When it comes to a TV career, they can’t all be Michael Portillos. And he spent quite a while sanitising his brand, sitting next to Diane Abbott while New Labour fizzled out. If even a handful of these departing Tories want to make as much television as Portillo, they’re going to need their own channel: UKTV Eurosceptic Documentaries.

But who is going to commission and pay for it? Advertising revenues are plummeting because of the UK’s terrible economic performance under the stewardship of this little group of jobseekers. Andrew Neil’s Channel 4 show has been either paused or axed as a result. He’s an experienced broadcaster: if he can’t get a gig, what hope is there for Sir Graham Brady?

There’s always the BBC. Its funding is less susceptible to the fluctuations of a wrecked economy.
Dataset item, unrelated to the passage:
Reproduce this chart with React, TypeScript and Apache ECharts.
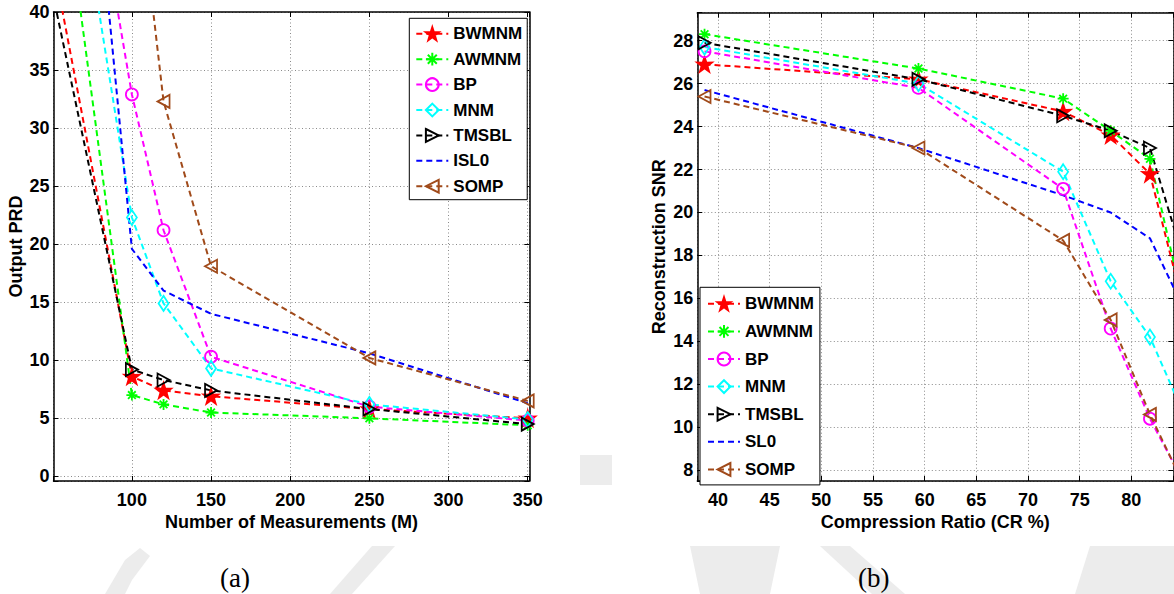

Still, it’s a somewhat battered institution having endured a succession of secretaries of state who showed few signs of believing it had the right to exist. If Nadine Dorries wanted a show on a channel that anyone actually watches, she should have got it in writing while she was still in the cabinet.

The corporation’s resources are limited too, having had to accept licence fee settlements that were solidly this side of the dreams of avarice even before mismanagement of the economy sent the spending power of sterling through the floor. Still, in TV, there’s always money for the right idea, and I may have it. We get all of them to squeeze into one of those boats they failed to stop arriving on the south coast and row their way to France where, thanks to their own political movement, they no longer have any right to live or work. That might win a Bafta.